Entries with chart source code:
[START]
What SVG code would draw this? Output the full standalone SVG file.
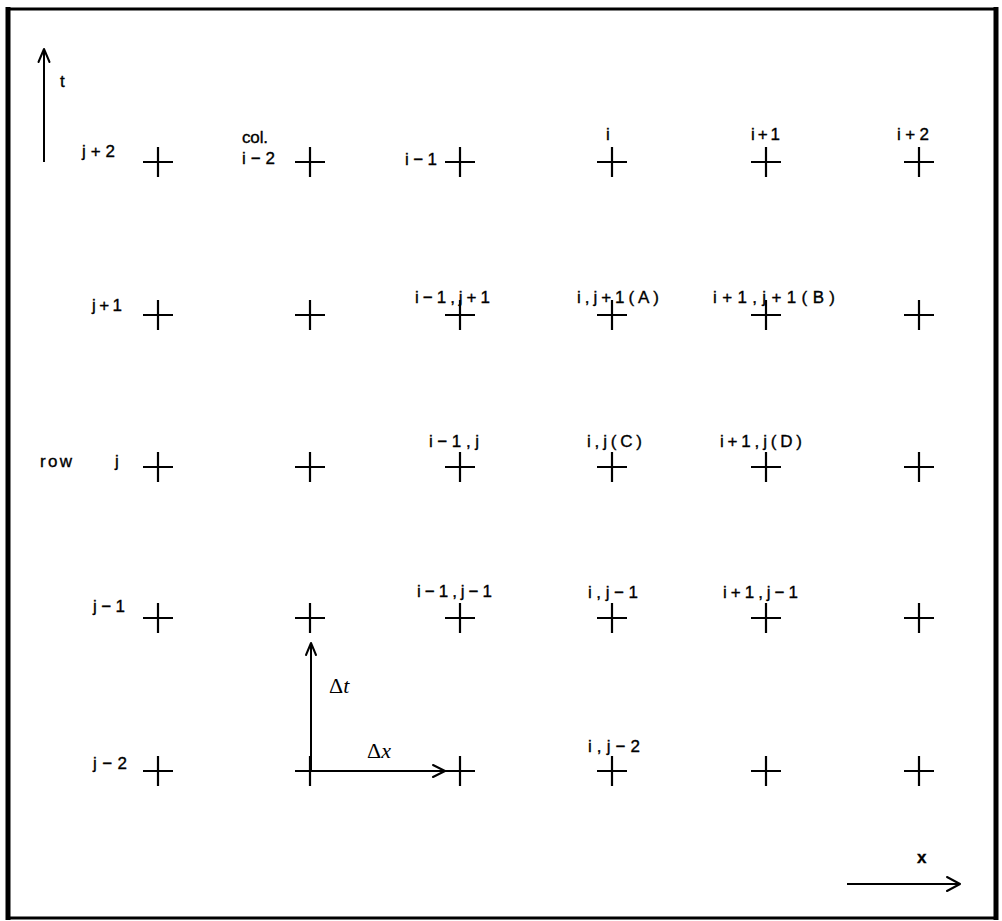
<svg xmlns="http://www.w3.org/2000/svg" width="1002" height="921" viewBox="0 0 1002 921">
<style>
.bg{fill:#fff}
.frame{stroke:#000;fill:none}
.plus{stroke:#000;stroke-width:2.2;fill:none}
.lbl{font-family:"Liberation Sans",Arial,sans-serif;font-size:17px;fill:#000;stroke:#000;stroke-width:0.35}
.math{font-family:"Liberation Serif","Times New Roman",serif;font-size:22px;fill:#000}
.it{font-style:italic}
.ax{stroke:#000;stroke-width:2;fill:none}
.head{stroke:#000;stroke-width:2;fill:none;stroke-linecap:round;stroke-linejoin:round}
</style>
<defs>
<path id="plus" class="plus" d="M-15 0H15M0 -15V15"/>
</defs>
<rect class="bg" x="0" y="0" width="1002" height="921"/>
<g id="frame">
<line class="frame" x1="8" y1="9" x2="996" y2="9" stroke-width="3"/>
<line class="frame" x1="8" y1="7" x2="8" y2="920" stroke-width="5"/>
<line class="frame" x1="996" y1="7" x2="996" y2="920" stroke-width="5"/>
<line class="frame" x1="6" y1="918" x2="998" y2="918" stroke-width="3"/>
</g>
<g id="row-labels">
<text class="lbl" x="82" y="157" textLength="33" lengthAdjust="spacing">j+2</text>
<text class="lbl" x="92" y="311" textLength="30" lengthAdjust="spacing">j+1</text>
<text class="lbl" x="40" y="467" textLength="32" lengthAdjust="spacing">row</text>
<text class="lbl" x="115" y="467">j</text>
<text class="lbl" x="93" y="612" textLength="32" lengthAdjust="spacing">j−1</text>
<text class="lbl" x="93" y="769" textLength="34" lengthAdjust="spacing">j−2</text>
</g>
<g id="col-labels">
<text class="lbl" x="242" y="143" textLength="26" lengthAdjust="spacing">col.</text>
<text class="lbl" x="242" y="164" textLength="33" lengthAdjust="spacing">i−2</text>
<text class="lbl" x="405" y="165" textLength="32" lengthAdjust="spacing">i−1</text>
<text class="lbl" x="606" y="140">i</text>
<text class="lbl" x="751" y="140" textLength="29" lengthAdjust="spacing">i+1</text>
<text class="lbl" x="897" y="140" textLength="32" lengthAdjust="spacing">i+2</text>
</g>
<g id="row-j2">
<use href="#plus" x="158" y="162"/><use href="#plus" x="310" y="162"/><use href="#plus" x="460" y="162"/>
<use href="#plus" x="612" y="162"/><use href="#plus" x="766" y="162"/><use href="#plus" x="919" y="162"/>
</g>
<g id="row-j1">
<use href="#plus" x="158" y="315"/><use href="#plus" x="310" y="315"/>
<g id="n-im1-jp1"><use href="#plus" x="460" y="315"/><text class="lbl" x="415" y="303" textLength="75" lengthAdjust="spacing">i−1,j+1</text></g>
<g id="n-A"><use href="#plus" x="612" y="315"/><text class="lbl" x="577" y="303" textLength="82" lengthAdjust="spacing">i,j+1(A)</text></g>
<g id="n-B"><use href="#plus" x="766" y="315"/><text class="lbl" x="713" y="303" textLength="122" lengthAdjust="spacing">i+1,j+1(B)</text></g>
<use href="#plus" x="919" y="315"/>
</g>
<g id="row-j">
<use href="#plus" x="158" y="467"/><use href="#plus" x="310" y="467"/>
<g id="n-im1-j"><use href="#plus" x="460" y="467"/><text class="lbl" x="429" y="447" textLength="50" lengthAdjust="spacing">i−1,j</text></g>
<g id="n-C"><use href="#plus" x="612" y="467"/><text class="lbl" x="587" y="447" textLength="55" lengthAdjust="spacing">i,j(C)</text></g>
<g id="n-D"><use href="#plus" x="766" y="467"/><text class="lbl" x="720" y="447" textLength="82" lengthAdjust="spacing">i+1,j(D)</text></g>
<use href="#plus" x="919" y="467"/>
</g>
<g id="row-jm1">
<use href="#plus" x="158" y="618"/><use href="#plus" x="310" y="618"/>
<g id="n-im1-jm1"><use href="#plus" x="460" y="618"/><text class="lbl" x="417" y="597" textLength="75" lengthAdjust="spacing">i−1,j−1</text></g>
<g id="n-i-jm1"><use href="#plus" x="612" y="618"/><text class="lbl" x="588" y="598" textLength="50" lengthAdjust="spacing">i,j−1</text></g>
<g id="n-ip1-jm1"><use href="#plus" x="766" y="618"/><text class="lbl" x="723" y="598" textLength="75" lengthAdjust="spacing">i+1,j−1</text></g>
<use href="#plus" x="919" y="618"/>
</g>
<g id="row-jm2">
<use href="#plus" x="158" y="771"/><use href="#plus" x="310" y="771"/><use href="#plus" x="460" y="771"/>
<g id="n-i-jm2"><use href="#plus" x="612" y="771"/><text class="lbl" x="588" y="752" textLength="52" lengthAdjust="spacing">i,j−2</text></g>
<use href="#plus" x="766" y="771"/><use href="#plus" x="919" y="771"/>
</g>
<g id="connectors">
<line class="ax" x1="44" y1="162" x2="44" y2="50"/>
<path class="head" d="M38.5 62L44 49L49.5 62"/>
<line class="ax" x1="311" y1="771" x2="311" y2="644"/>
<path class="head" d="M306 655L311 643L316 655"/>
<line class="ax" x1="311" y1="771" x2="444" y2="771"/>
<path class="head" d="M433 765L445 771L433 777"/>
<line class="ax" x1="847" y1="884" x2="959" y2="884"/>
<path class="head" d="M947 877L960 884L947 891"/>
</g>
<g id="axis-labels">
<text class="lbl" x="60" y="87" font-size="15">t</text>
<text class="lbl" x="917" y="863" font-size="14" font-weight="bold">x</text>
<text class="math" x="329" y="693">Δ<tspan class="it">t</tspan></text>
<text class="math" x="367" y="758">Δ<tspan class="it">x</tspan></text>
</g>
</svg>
[END]
[START]
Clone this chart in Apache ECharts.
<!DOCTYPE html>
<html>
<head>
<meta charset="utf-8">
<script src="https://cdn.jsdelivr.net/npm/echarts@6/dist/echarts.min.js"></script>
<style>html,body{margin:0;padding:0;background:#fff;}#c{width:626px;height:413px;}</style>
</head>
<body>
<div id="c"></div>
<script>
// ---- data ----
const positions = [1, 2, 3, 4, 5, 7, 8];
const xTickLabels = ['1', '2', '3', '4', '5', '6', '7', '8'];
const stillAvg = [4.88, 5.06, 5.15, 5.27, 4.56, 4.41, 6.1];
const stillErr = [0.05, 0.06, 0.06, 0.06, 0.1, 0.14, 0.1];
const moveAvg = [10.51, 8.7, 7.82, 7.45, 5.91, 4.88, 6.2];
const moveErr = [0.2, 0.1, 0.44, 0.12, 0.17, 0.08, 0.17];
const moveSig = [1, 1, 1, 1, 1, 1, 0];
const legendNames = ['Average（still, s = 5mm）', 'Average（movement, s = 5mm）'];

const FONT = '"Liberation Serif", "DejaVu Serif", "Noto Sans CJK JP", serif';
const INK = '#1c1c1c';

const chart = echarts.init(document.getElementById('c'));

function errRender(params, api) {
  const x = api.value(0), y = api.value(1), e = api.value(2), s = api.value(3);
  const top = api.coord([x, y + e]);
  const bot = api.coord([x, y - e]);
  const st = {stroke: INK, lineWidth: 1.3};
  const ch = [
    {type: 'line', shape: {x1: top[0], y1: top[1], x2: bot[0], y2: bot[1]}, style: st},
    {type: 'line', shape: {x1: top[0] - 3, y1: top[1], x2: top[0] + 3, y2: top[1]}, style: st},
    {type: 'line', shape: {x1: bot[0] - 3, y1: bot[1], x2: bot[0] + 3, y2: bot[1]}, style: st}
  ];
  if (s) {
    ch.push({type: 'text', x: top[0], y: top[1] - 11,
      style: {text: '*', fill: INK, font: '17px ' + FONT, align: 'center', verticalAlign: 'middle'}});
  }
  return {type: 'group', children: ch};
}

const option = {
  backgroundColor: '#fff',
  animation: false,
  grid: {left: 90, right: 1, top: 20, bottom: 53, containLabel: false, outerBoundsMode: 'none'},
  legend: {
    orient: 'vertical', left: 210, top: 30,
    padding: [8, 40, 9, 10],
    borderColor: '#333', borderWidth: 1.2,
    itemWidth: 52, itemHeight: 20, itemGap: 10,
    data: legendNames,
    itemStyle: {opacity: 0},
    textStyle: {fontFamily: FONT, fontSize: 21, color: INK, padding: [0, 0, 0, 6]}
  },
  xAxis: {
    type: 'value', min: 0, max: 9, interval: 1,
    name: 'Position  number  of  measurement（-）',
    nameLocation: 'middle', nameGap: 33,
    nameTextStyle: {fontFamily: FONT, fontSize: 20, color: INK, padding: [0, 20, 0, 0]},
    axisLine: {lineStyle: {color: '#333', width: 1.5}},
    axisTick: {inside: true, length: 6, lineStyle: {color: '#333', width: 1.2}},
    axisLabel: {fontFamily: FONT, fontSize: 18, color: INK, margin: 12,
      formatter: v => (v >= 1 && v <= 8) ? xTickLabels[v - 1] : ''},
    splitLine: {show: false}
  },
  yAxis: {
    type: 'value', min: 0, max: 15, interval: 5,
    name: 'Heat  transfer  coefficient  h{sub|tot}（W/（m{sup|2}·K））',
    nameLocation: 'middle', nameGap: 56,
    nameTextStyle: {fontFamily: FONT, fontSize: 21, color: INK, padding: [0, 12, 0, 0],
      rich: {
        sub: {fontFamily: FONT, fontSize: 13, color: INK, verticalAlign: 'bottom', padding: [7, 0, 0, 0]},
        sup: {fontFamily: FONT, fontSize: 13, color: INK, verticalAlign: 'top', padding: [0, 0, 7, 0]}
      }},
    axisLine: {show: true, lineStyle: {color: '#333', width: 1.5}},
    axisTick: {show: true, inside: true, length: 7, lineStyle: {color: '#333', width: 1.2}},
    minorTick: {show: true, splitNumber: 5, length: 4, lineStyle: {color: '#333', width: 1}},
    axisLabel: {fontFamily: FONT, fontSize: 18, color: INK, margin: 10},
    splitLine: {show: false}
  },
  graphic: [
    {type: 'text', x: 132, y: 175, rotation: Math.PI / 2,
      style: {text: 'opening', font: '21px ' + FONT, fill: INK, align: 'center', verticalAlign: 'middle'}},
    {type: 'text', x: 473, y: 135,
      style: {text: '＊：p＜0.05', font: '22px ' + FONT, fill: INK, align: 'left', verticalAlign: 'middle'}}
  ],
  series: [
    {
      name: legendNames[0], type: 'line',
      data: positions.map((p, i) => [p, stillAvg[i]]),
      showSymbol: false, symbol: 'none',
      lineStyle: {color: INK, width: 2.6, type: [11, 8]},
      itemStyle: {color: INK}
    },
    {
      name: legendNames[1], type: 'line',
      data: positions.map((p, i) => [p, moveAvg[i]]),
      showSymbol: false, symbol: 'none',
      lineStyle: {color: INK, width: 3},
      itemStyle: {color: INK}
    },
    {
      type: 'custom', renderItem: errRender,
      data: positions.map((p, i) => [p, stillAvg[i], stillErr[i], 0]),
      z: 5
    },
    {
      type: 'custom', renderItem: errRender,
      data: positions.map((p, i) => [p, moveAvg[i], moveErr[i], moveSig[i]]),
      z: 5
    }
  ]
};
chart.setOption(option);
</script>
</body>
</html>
[END]
Stated problem: Copy the records above exactly, beginning at the line that contains "Clone this chart in Apache ECharts." and stopping after the line that contains "const legendNames = ['Average（still, s".

Complete output:
Clone this chart in Apache ECharts.
<!DOCTYPE html>
<html>
<head>
<meta charset="utf-8">
<script src="https://cdn.jsdelivr.net/npm/echarts@6/dist/echarts.min.js"></script>
<style>html,body{margin:0;padding:0;background:#fff;}#c{width:626px;height:413px;}</style>
</head>
<body>
<div id="c"></div>
<script>
// ---- data ----
const positions = [1, 2, 3, 4, 5, 7, 8];
const xTickLabels = ['1', '2', '3', '4', '5', '6', '7', '8'];
const stillAvg = [4.88, 5.06, 5.15, 5.27, 4.56, 4.41, 6.1];
const stillErr = [0.05, 0.06, 0.06, 0.06, 0.1, 0.14, 0.1];
const moveAvg = [10.51, 8.7, 7.82, 7.45, 5.91, 4.88, 6.2];
const moveErr = [0.2, 0.1, 0.44, 0.12, 0.17, 0.08, 0.17];
const moveSig = [1, 1, 1, 1, 1, 1, 0];
const legendNames = ['Average（still, s = 5mm）', 'Average（movement, s = 5mm）'];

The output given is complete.